Posted 2 December 2013

A leading think tank has predicted that mortgage rates in the UK will start rising in 2015 after better than expected growth in the economy. The Organisation for Economic Co-Operation and Development (OECD) has upgraded its growth prospects for Britain's economy in 2014 and predicted that mortgage rates will start to rise towards the end of the year.

Ahead of the Chancellor's Autumn Statement, the Evening Standard reports that the OECD believe GDP in this country will rise by 2.4% in 2014, a rise of 0.9% from its most recent prediction in June. The OECD also forecast that interest rates will rise from the historic low of 0.5% to 1% in the last three months of 2015 as the economy recovers.

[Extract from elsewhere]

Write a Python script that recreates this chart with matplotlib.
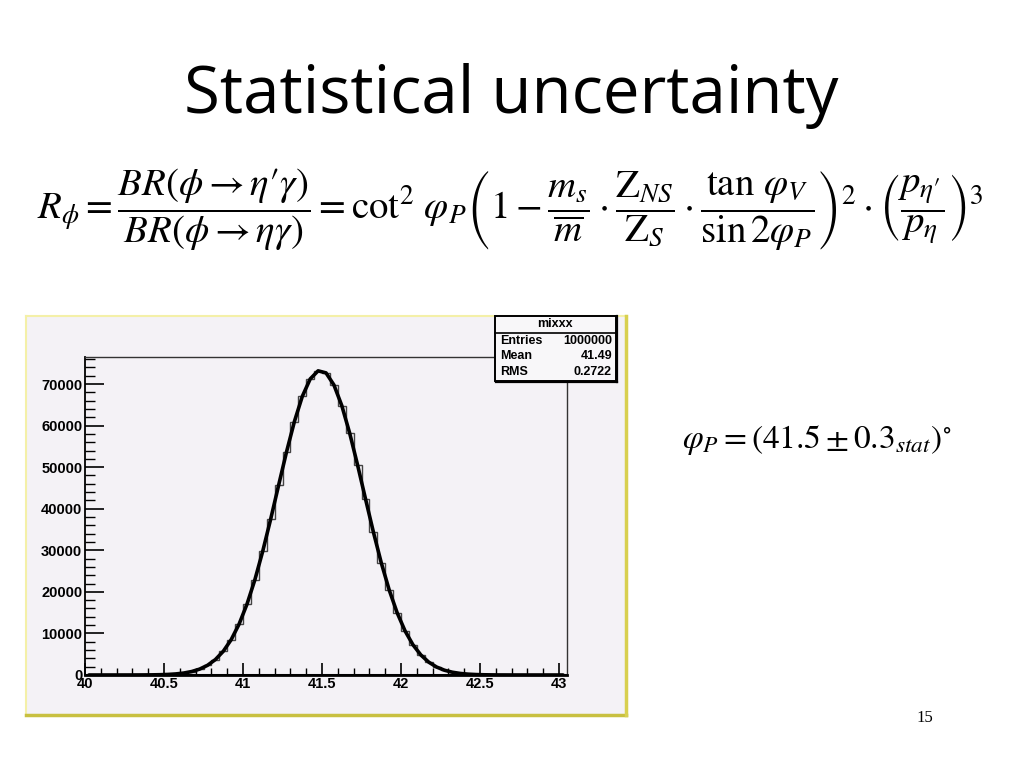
import numpy as np
import matplotlib.pyplot as plt
from matplotlib.patches import Rectangle
from matplotlib.lines import Line2D
from matplotlib.ticker import MultipleLocator

# histogram "mixxx": 61 bins of 0.05 from 40 to 43.05 (counts)
bin_edges = np.round(np.arange(40.0, 43.0501, 0.05), 3)
counts = [0, 0, 0, 1, 1, 3, 8, 17, 35, 70,
          137, 258, 469, 830, 1413, 2326, 3708, 5709, 8500, 12240,
          17040, 22920, 29830, 37520, 45620, 53640, 60970, 67020, 71220, 73170,
          72680, 69790, 64800, 58160, 50480, 42360, 34370, 26950, 20440, 14990,
          10620, 7280, 4825, 3090, 1913, 1145, 663, 371, 200, 105,
          53, 26, 12, 5, 2, 0, 0, 0, 0, 0, 0]
bin_centers = (bin_edges[:-1] + bin_edges[1:]) / 2

stats_title = 'mixxx'
stats_rows = [('Entries', '1000000'), ('Mean', '41.49'), ('RMS', '0.2722')]

W, H = 1024, 768
plt.rcParams['mathtext.fontset'] = 'stix'
fig = plt.figure(figsize=(W / 100, H / 100), dpi=100)
fig.patch.set_facecolor('white')

def fx(x):
    return x / W

def fy(y):
    return 1 - y / H

# slide title
fig.text(fx(511), fy(113), 'Statistical uncertainty', ha='center', va='baseline',
         fontsize=47, family='Open Sans')

# main formula
formula = (r"$R_{\phi}=\dfrac{BR(\phi\rightarrow\eta\prime\gamma)}{BR(\phi\rightarrow\eta\gamma)}"
           r"=\cot^{2}\,\varphi_{P}\left(1-\dfrac{m_{s}}{\overline{m}}\cdot\dfrac{\mathrm{Z}_{NS}}{\mathrm{Z}_{S}}"
           r"\cdot\dfrac{\tan\,\varphi_{V}}{\sin2\varphi_{P}}\right)^{2}\cdot\left(\dfrac{p_{\eta\prime}}{p_{\eta}}\right)^{3}$")
fig.text(fx(510), fy(210), formula, ha='center', va='center', fontsize=28)

# result
fig.text(fx(817), fy(440), r'$\varphi_{P}=\left(41.5\pm0.3_{stat}\right)^{\circ}$',
         ha='center', va='center', fontsize=24)

# page number
fig.text(fx(925), fy(718), '15', ha='center', va='center', fontsize=12, family='Liberation Serif')

# ROOT canvas background and bevelled yellow border
canvas_bg = '#f4f2f6'
fig.patches.append(Rectangle((fx(26), fy(715)), fx(600), 399 / H, transform=fig.transFigure,
                             facecolor=canvas_bg, edgecolor='none', zorder=-5))
fig.lines.append(Line2D([fx(26), fx(626)], [fy(316), fy(316)], transform=fig.transFigure, color='#f4f0a8', lw=1.5, zorder=-4))
fig.lines.append(Line2D([fx(26), fx(26)], [fy(316), fy(715)], transform=fig.transFigure, color='#f4f0a8', lw=1.5, zorder=-4))
fig.lines.append(Line2D([fx(26), fx(626)], [fy(715), fy(715)], transform=fig.transFigure, color='#c8c040', lw=2.5, zorder=-4))
fig.lines.append(Line2D([fx(626), fx(626)], [fy(316), fy(715)], transform=fig.transFigure, color='#d8d050', lw=2.5, zorder=-4))

# histogram frame
ax = fig.add_axes([fx(85), fy(675), (567 - 85) / W, (675 - 357) / H])
ax.set_facecolor(canvas_bg)
ax.stairs(counts, bin_edges, color='#444444', lw=1.0)
ax.plot(bin_centers, counts, color='black', lw=2.6, solid_capstyle='round')
ax.plot([bin_edges[0], bin_edges[-1]], [0, 0], color='black', lw=2.2)

ax.set_xlim(40, 43.05)
ax.set_ylim(0, 76500)
ax.xaxis.set_minor_locator(MultipleLocator(0.1))
ax.yaxis.set_minor_locator(MultipleLocator(2000))
ax.set_xticks([40, 40.5, 41, 41.5, 42, 42.5, 43])
ax.set_xticklabels(['40', '40.5', '41', '41.5', '42', '42.5', '43'])
ax.set_yticks(range(0, 70001, 10000))
ax.set_yticklabels([str(v) for v in range(0, 70001, 10000)])
ax.tick_params(which='major', direction='in', length=14, width=1.2, labelsize=10.5, pad=2)
ax.tick_params(axis='x', which='major', length=9, pad=1.5)
ax.tick_params(axis='x', which='minor', direction='in', length=5, width=1.0)
ax.tick_params(axis='y', which='minor', direction='in', length=7, width=1.0)
for lab in ax.get_xticklabels() + ax.get_yticklabels():
    lab.set_fontweight('bold')
    lab.set_family('Liberation Sans')
for side in ['left', 'bottom']:
    ax.spines[side].set_color('black')
ax.spines['left'].set_linewidth(1.3)
ax.spines['bottom'].set_linewidth(2.0)
for side in ['top', 'right']:
    ax.spines[side].set_color('#333333')
    ax.spines[side].set_linewidth(1.0)

# stats box
fig.patches.append(Rectangle((fx(495), fy(381)), fx(121), 65 / H, transform=fig.transFigure,
                             facecolor='#f8f7f9', edgecolor='black', lw=1.4, zorder=5))
fig.lines.append(Line2D([fx(496), fx(617)], [fy(382), fy(382)], transform=fig.transFigure, color='black', lw=1.6, zorder=6))
fig.lines.append(Line2D([fx(617), fx(617)], [fy(316), fy(382)], transform=fig.transFigure, color='black', lw=1.6, zorder=6))
fig.lines.append(Line2D([fx(495), fx(616)], [fy(333), fy(333)], transform=fig.transFigure, color='black', lw=1.2, zorder=6))
fig.text(fx(555), fy(324), stats_title, ha='center', va='center', fontsize=9,
         fontweight='bold', family='Liberation Sans', zorder=7)
for i, (name, val) in enumerate(stats_rows):
    yy = fy(341 + 15.5 * i)
    fig.text(fx(500), yy, name, ha='left', va='center', fontsize=9,
             fontweight='bold', family='Liberation Sans', zorder=7)
    fig.text(fx(612), yy, val, ha='right', va='center', fontsize=9,
             fontweight='bold', family='Liberation Sans', zorder=7)

fig.savefig('out.png', dpi=100)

The Bank of England has already raised the prospect that interest rates - and mortgage payments for millions of homeowners - could rise in 2015. The ‘forward guidance' issued by the new governor, Mark Carney, signalled that interest rates would not rise before unemployment in the UK fell to 7%. Originally estimated to be in 2016, this is now more likely to be a year earlier.

However, the OECD is far clearer in its Economic Outlook over when it believes rates will rise. Sven Blondal from the OECD said: "We expect the first interest rate rise to happen at the end of 2015 and then to have to increase further."

A Treasury spokesman welcomed the report, saying: "This provides more evidence that the UK's hard work is paying off and the country is on the path to prosperity. However, a Labour source said: "Most families are not feeling the recovery because, as the OECD says, real wages are still falling."

Keith Osborne, editor of says: "What is becoming clear is that the UK economy is recovering and, as that happens, the prospect of an interest rate rise looms ever larger. The Bank of England's main concern is not to damage the economic recovery by adding billions of pounds to household bills by raising mortgage rates.

"However, it is becoming increasingly apparent that it is a case of ‘when' rather than ‘if' interest rates begin to rise over the next year or two."